|Posted by Egonne Roth on January 8, 2019 at 10:20 AM|
The mail brought a most unexpected surprise and delight today: a letter from a woman whose daughter and I had been friends more than twenty years ago and whom I have not seen in as many years. A number of things about this letter really made me rethink my perceptions of what was happening in my life.
In the letter she told me that her daughter, my friend from long ago, had given her my biography of Kirsch as a gift. Really? Somehow I had thought that if anyone buys this book, it would be academics like myself or maybe poets or simply close friends and family as an act of loyalty to me or Kirsch. So many important people in publishing had assured me that there would be no interest in the book by the general public and while I had symbolically lifted the middle finger at them, I realised as I read her letter that I had actually believed those naysayers. Ordinary intelligent people, who care about South African cultural matters, are buying this book. Wow! Good for them!
The second thing that made me perk up was the acknowledgement in the letter that a project such as this is enormously hard work, an endless slog that goes on for years. At one of the “In conversation with” functions I did, a woman asked me why don’t I now write the more important biography, namely of Elisabeth Eybers. I responded that I was too old and did not have the energy, but this she simply brushed aside. I mean if you’ve done one, you can do another. NOOOOO! Not true. I spent nine years working on Kirsch, Eybers would probably take fifteen years at which time I would be eighty! What a thought.

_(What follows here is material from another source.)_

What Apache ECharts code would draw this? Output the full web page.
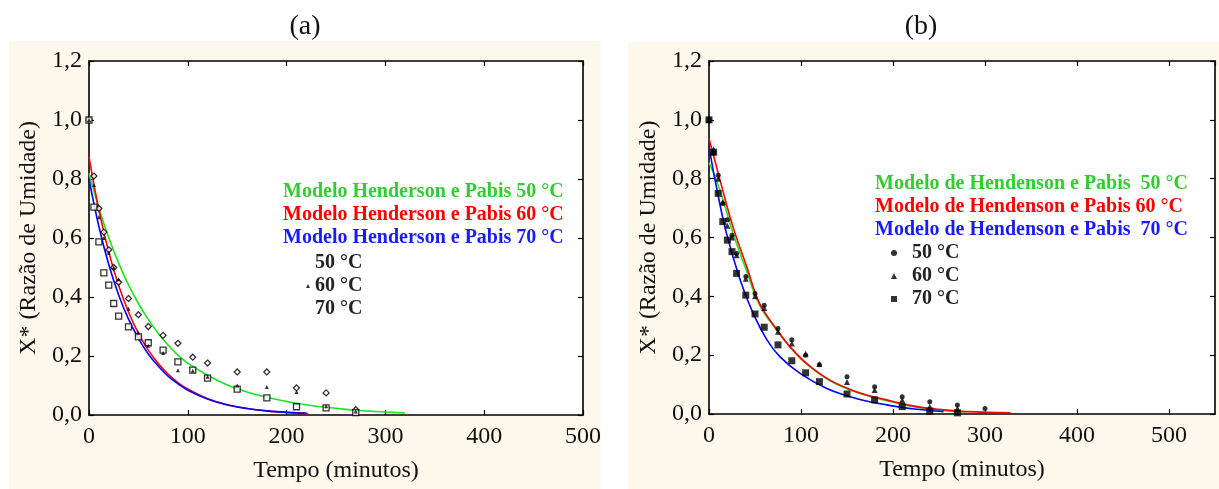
<!DOCTYPE html>
<html>
<head>
<meta charset="utf-8">
<script src="https://cdn.jsdelivr.net/npm/echarts@6/dist/echarts.min.js"></script>
<style>
  html, body { margin: 0; padding: 0; background: #ffffff; }
  #wrap { position: relative; width: 1219px; height: 489px; }
  .panel-bg { position: absolute; background: #fdf8ec; }
  #bgA { left: 9px; top: 41px; width: 592px; height: 448px; }
  #bgB { left: 628px; top: 42px; width: 591px; height: 447px; }
  #chart { position: absolute; left: 0; top: 0; width: 1219px; height: 489px; }
</style>
</head>
<body>
<div id="wrap">
  <div class="panel-bg" id="bgA"></div>
  <div class="panel-bg" id="bgB"></div>
  <div id="chart"></div>
</div>
<script>
// ---------- Experimental sampling times (min) ----------
const timesA = [0, 5, 10, 15, 20, 25, 30, 40, 50, 60, 75, 90, 105, 120, 150, 180, 210, 240, 270];
const timesB = [0, 5, 10, 15, 20, 25, 30, 40, 50, 60, 75, 90, 105, 120, 150, 180, 210, 240, 270, 300];

// ---------- Panel (a): measured moisture ratio ----------
const obsA50 = [1.0, 0.81, 0.70, 0.62, 0.56, 0.50, 0.45, 0.395, 0.34, 0.30, 0.27, 0.243, 0.196, 0.176, 0.146, 0.146, 0.092, 0.075, 0.018];
const obsA60 = [1.0, 0.78, 0.67, 0.60, 0.55, 0.50, 0.46, 0.36, 0.28, 0.235, 0.21, 0.152, 0.15, 0.13, 0.10, 0.095, 0.078, 0.03, 0.012];
const obsA70 = [1.0, 0.705, 0.587, 0.482, 0.44, 0.378, 0.335, 0.299, 0.265, 0.245, 0.22, 0.18, 0.152, 0.125, 0.088, 0.058, 0.028, 0.024, 0.008];

// ---------- Panel (a): Henderson & Pabis model curves ----------
const fitA50t = [0, 10, 20, 30, 40, 50, 60, 70, 80, 90, 100, 120, 140, 160, 180, 200, 220, 240, 260, 280, 300, 320];
const fitA50v = [0.82, 0.702, 0.601, 0.515, 0.441, 0.378, 0.324, 0.277, 0.237, 0.203, 0.176, 0.135, 0.102, 0.078, 0.060, 0.046, 0.035, 0.026, 0.019, 0.014, 0.010, 0.007];
const fitA60t = [0, 10, 20, 30, 40, 50, 60, 70, 80, 90, 100, 120, 140, 160, 180, 200, 222];
const fitA60v = [0.875, 0.695, 0.552, 0.439, 0.349, 0.277, 0.220, 0.175, 0.139, 0.110, 0.088, 0.055, 0.035, 0.022, 0.014, 0.009, 0.005];
const fitA70t = [0, 10, 20, 30, 40, 50, 60, 70, 80, 90, 100, 120, 140, 160, 180, 200, 220];
const fitA70v = [0.80, 0.639, 0.510, 0.407, 0.325, 0.260, 0.207, 0.166, 0.132, 0.106, 0.084, 0.054, 0.034, 0.022, 0.014, 0.009, 0.006];

// ---------- Panel (b): measured moisture ratio ----------
const obsB50 = [1.0, 0.886, 0.812, 0.716, 0.66, 0.608, 0.546, 0.467, 0.41, 0.37, 0.291, 0.252, 0.20, 0.167, 0.127, 0.093, 0.059, 0.042, 0.031, 0.019];
const obsB60 = [1.0, 0.90, 0.80, 0.72, 0.64, 0.60, 0.54, 0.46, 0.40, 0.36, 0.28, 0.24, 0.205, 0.17, 0.109, 0.082, 0.048, 0.025, 0.019, null];
const obsB70 = [1.0, 0.89, 0.75, 0.654, 0.591, 0.552, 0.478, 0.404, 0.34, 0.295, 0.235, 0.181, 0.14, 0.11, 0.068, 0.048, 0.025, 0.010, 0.004, null];

// ---------- Panel (b): Henderson & Pabis model curves ----------
const fitB50t = [0, 12, 26, 41, 55, 74, 88, 106, 131, 160, 193, 226, 255, 280];
const fitB50v = [0.855, 0.76, 0.615, 0.485, 0.37, 0.283, 0.228, 0.17, 0.114, 0.074, 0.045, 0.023, 0.012, 0.007];
const fitB60t = [0, 12, 26, 41, 55, 74, 88, 106, 131, 160, 193, 226, 255, 280, 328];
const fitB60v = [0.937, 0.795, 0.637, 0.501, 0.376, 0.286, 0.229, 0.172, 0.116, 0.076, 0.048, 0.025, 0.014, 0.008, 0.004];
const fitB70t = [0, 8, 19, 34, 48, 63, 77, 99, 128, 160, 193, 226, 255];
const fitB70v = [0.909, 0.773, 0.614, 0.455, 0.342, 0.252, 0.195, 0.138, 0.087, 0.053, 0.031, 0.016, 0.008];

// ---------- Text ----------
const panelTitles = ['(a)', '(b)'];
const xName = 'Tempo (minutos)';
const yName = 'X* (Razão de Umidade)';
const modelNamesA = ['Modelo Henderson e Pabis 50 °C', 'Modelo Henderson e Pabis 60 °C', 'Modelo Henderson e Pabis 70 °C'];
const modelNamesB = ['Modelo de Hendenson e Pabis  50 °C', 'Modelo de Hendenson e Pabis 60 °C', 'Modelo de Hendenson e Pabis  70 °C'];
const tempNames = ['50 °C', '60 °C', '70 °C'];

const pairs = (t, v) => t.map((x, i) => [x, v[i]]);
const SERIF = '"Liberation Serif", "DejaVu Serif", serif';
const lineColors = ['#1fe31f', '#ff0000', '#0000ff'];
const legendColors = ['#33cc33', '#ff0000', '#1a1aff'];

function baseX(gridIndex, max, pos, labels) {
  return {
    type: 'value', gridIndex, min: 0, max, interval: 100, position: pos,
    axisLine: { show: true, onZero: false, lineStyle: { color: '#000', width: 1.6 } },
    axisTick: { show: true, inside: true, length: 5, lineStyle: { color: '#000', width: 1.2 } },
    splitLine: { show: false },
    axisLabel: labels ? {
      show: true, margin: 10, color: '#111', fontFamily: SERIF, fontSize: 24, showMaxLabel: max === 500
    } : { show: false },
    name: labels ? xName : '', nameLocation: 'middle', nameGap: 44,
    nameTextStyle: { color: '#111', fontFamily: SERIF, fontSize: 24 }
  };
}
function baseY(gridIndex, pos, labels) {
  return {
    type: 'value', gridIndex, min: 0, max: 1.2, interval: 0.2, position: pos,
    axisLine: { show: true, onZero: false, lineStyle: { color: '#000', width: 1.6 } },
    axisTick: { show: true, inside: true, length: 5, lineStyle: { color: '#000', width: 1.2 } },
    splitLine: { show: false },
    axisLabel: labels ? {
      show: true, margin: 7, color: '#111', fontFamily: SERIF, fontSize: 24,
      formatter: v => v.toFixed(1).replace('.', ',')
    } : { show: false },
    name: labels ? yName : '', nameLocation: 'middle', nameGap: 48, nameRotate: 90,
    nameTextStyle: { color: '#111', fontFamily: SERIF, fontSize: 24 }
  };
}

function modelLine(name, t, v, color, axisIdx) {
  return {
    name, type: 'line', xAxisIndex: axisIdx, yAxisIndex: axisIdx,
    data: pairs(t, v), smooth: 0.4, showSymbol: false, symbol: 'none',
    lineStyle: { color, width: 1.6 }, itemStyle: { color }, z: 3
  };
}
function obsPoints(name, t, v, symbol, size, hollow, axisIdx, z) {
  return {
    name, type: 'scatter', xAxisIndex: axisIdx, yAxisIndex: axisIdx,
    data: pairs(t, v).filter(p => p[1] !== null), symbol, symbolSize: size,
    itemStyle: hollow ? { color: '#ffffff', borderColor: '#000', borderWidth: 1.3 } : { color: '#000' },
    z: z || 4
  };
}

const legendText = { fontFamily: SERIF, fontSize: 20, fontWeight: 'bold', lineHeight: 22 };
const solidIcon = { color: '#000', borderWidth: 0 };

const option = {
  backgroundColor: 'transparent',
  animation: false,
  grid: [
    { left: 89, top: 61, width: 494, height: 354, show: true, backgroundColor: '#ffffff', borderWidth: 0 },
    { left: 709, top: 61, width: 506, height: 353, show: true, backgroundColor: '#ffffff', borderWidth: 0 }
  ],
  xAxis: [
    baseX(0, 500, 'bottom', true), baseX(1, 550, 'bottom', true),
    baseX(0, 500, 'top', false), baseX(1, 550, 'top', false)
  ],
  yAxis: [
    baseY(0, 'left', true), baseY(1, 'left', true),
    baseY(0, 'right', false), baseY(1, 'right', false)
  ],
  legend: [
    {
      orient: 'vertical', left: 273, top: 176, itemWidth: 0, itemHeight: 10, itemGap: 1,
      selectedMode: false, textStyle: legendText,
      data: modelNamesA.map((n, i) => ({ name: n, icon: 'none', textStyle: { color: legendColors[i] } }))
    },
    {
      orient: 'vertical', left: 301, top: 247, itemWidth: 4, itemHeight: 4, itemGap: 1,
      selectedMode: false, textStyle: Object.assign({ color: '#222' }, legendText),
      data: [
        { name: tempNames[0], icon: 'none' },
        { name: tempNames[1], icon: 'triangle', itemStyle: solidIcon },
        { name: tempNames[2], icon: 'none' }
      ]
    },
    {
      orient: 'vertical', left: 865, top: 168, itemWidth: 0, itemHeight: 10, itemGap: 1,
      selectedMode: false, textStyle: legendText,
      data: modelNamesB.map((n, i) => ({ name: n, icon: 'none', textStyle: { color: legendColors[i] } }))
    },
    {
      orient: 'vertical', left: 886, top: 237, itemWidth: 6, itemHeight: 6, itemGap: 1,
      selectedMode: false, textStyle: Object.assign({ color: '#222', padding: [0, 0, 0, 10] }, legendText),
      data: [
        { name: tempNames[0], icon: 'circle', itemStyle: solidIcon },
        { name: tempNames[1], icon: 'triangle', itemStyle: solidIcon },
        { name: tempNames[2], icon: 'rect', itemStyle: solidIcon }
      ]
    }
  ],
  graphic: [
    { type: 'text', x: 305, y: 27, style: { text: panelTitles[0], font: '28px ' + SERIF, fill: '#111', textAlign: 'center', textVerticalAlign: 'middle' } },
    { type: 'text', x: 921, y: 27, style: { text: panelTitles[1], font: '28px ' + SERIF, fill: '#111', textAlign: 'center', textVerticalAlign: 'middle' } }
  ],
  series: [
    modelLine(modelNamesA[0], fitA50t, fitA50v, lineColors[0], 0),
    modelLine(modelNamesA[1], fitA60t, fitA60v, lineColors[1], 0),
    modelLine(modelNamesA[2], fitA70t, fitA70v, lineColors[2], 0),
    obsPoints(tempNames[0], timesA, obsA50, 'diamond', 6, true, 0),
    obsPoints(tempNames[1], timesA, obsA60, 'triangle', 4, false, 0, 6),
    obsPoints(tempNames[2], timesA, obsA70, 'rect', 6, true, 0),
    modelLine(modelNamesB[0], fitB50t, fitB50v, lineColors[0], 1),
    modelLine(modelNamesB[1], fitB60t, fitB60v, lineColors[1], 1),
    modelLine(modelNamesB[2], fitB70t, fitB70v, lineColors[2], 1),
    obsPoints(tempNames[0], timesB, obsB50, 'circle', 5, false, 1),
    obsPoints(tempNames[1], timesB, obsB60, 'triangle', 6, false, 1),
    obsPoints(tempNames[2], timesB, obsB70, 'rect', 7, false, 1)
  ]
};

const chart = echarts.init(document.getElementById('chart'), null, { renderer: 'canvas' });
chart.setOption(option);
</script>
</body>
</html>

In some ways the third thing in the letter that struck me was that she said she had written to simply say thank you. The implications of this expression “thank you” are more specific. Many people congratulated me with the publication of the biography and I was delighted by that. Clearly they thought I had accomplished a worthwhile goal - several definitely had not expected that I, Egonne Roth, could pull this off. One friend asked me directly what made me think I was qualified to write such a biography. I remember being so caught off guard by that question that I had no intelligent response and when I posed the question to Yehudit, she told me simply to get on with the job and the answer would reveal itself. She was right – I had the curiosity and the tenacity, the encouragement of loved ones around me and the guidance of faculty at the Department of English at Bar Ilan University and so I did it.
However, when you thank someone it means something else – it is closer, more intimate. They are telling you that you have given them something that is of value and that they appreciate it; you have in some way enriched their life. On the flight back to Europe, in-between praying that a second DVT would not send me into eternity, I thought about the Book of Ecclesiastics where the preacher writes “I applied my mind to study and to explore by wisdom all that is done under the heavens. I have seen all the things that are done under the sun; all of them are meaningless, a chasing after the wind.” Later he says, “And I saw it was all vanity.” And as I tried hobbling up and down in the plane I thought – all this was meaningless and vanity. The DVT and the hip needing replacement were largely due to sitting too much, exercising too little and for what? Until today the only real comfort had come from Jolyn Phillips who wrote in the Burger: In baie opsigte voel die boek soos iets wat ek my hele lewe voor gewag het … (In many ways the book feels like something I have waited for my whole life …). That felt really good coming from this young poet from Gansbaai whose work I had fallen in love with at Die Tuin van Digters. So when the letter came today and also this older friend thanked me, I felt that maybe it had not all been purely vanity; maybe I had not only contributed to knowledge which according to the preacher is meaningless but I had given someone something even if only the joy of reading about another woman’s life and that pleased me.
So I did the right thing and pressed reply with the intention of thanking her again, but how to address her. In my young woman days I called her tannie A as determined by Afrikaans culture, but I am no longer young; I have lived outside of Afrikaans culture for nearly two decades and in Israel “titles” are not really used – old and young address each other on their given name and it does not imply intimacy or a lack of respect. It simply is the way things are done here. So there I sat – Dear tannie A or Dear A. In part, I realised that my problem lies in the fact that I hate having something in front of my name – I tolerate Dr Roth when it is either a very formal situation or I am trying to get the other person not to mess with me, but in passing? No! As Daniel Hugo said to me – titles are only meant for people who need to support their egos. Now I know this woman well enough to know that her ego is healthy and she does not need to be buffered by such things, so I wrote Dear A. I hope she is happy with that.
All these thoughts ran through my mind at the reading of a simple little letter, but it had a profound effect on me. I am sure the writer never anticipated that just as I did not anticipate that a young poet receiving much complimentary attention at present would feel like that about my book. Life brings rewards in strange ways. Thank you!